Elttör erinnert sich, wie es leise wurde im Stadion von Hannover, als er beim Stand von 1:2 auf Kahn zulief: "Es war so still, dass ich hören konnte, wie mir Jens Jeremies hinterherrannte", sagt er. Das war also der Moment seines Lebens, ein kleiner Zeitungsbote von einer kleinen Schafsinsel im Nordatlantik gegen die Vizeweltmeister Jeremies und Kahn. Elttör lief von halblinks auf Kahn zu, wenn ihn sein Gedächtnis nicht täuscht. Als der Welttorhüter immer größer und der Winkel immer kleiner wurde, entschied er sich für die lange Ecke.

Er nahm den Innenrist seines linken Fußes. Der linke ist ja sein starker Fuß. Aber irgendwas muss im Eifer des Gefechtes schief gelaufen sein. "Ich sah dem Ball hinterher und erschrak, weil er so langsam kullerte", sagt Elttör. Als der Ball gegen den Pfosten klatschte, wurde es wieder laut im Stadion. Kahn ballte die Faust. So, als habe er gerade die Champions-League gewonnen - in der 85. Minute gegen die Färöer. Dieses Bild hat sich bei Elttör eingebrannt. Darauf ist er bis heute stolz.

Seine Landsleute sind es offenbar auch. Immer noch bekommt Elttör Briefe, Mails und Facebook-Nachrichten. Die Leute fragen ihn, ob er noch einmal erzählen könne, wie das damals war mit seinem Pfostenschuss von Hannover. Er erzählt es gerne. Anschaulich und ausführlich. Kaum auszudenken, was mit seinem Leben passiert wäre, wenn er den Ball reingemacht hätte! Dann, sagt Elttör, wäre ich jetzt vielleicht so berühmt wie Jens Martin Knudsen.

Ein Held mit Zipfelmütze

Knudsen stand 1990 gegen Österreich im Tor. Er hatte eine Zipfelmütze auf. Und war unbezwingbar. "Knudsen kennt jeder in Europa", da ist sich Elttör ganz sicher.

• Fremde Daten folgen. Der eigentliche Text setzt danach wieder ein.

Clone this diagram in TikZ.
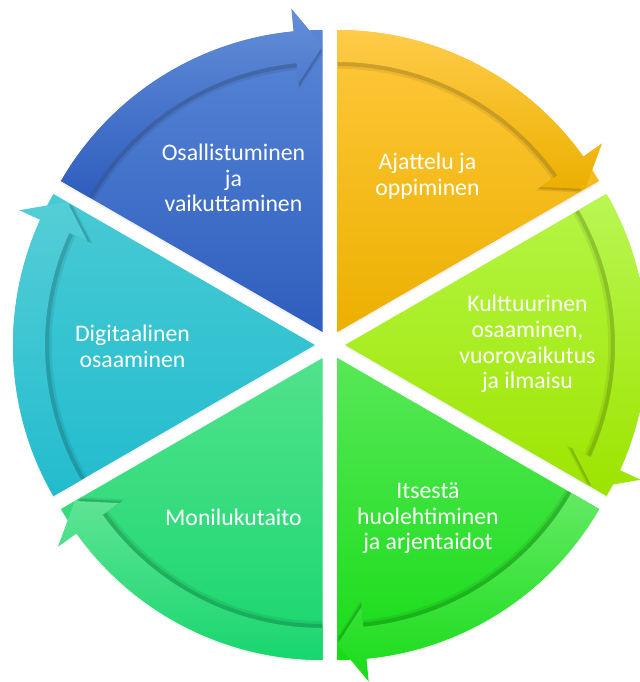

Viele Pflichtspieltore hat der Stürmer Hjalgrim Elttör in seiner zehnjährigen Län-derspielkarriere bislang nicht geschossen. Um genau zu sein, waren es null. Er kann das erklären: "Wir sind eine kleine Nation, da muss man erst einmal an die Verteidigung denken."

Elttör hat die Hoffnung trotzdem nicht aufgegeben, dass ihm die Fußballgötter noch einmal die Chance geben, den Ball in dieses denkbar kleine Netz zu schießen. Und er findet, ein Spiel gegen Deutschland in Hannover wäre dafür ein ganz angemessener Anlass.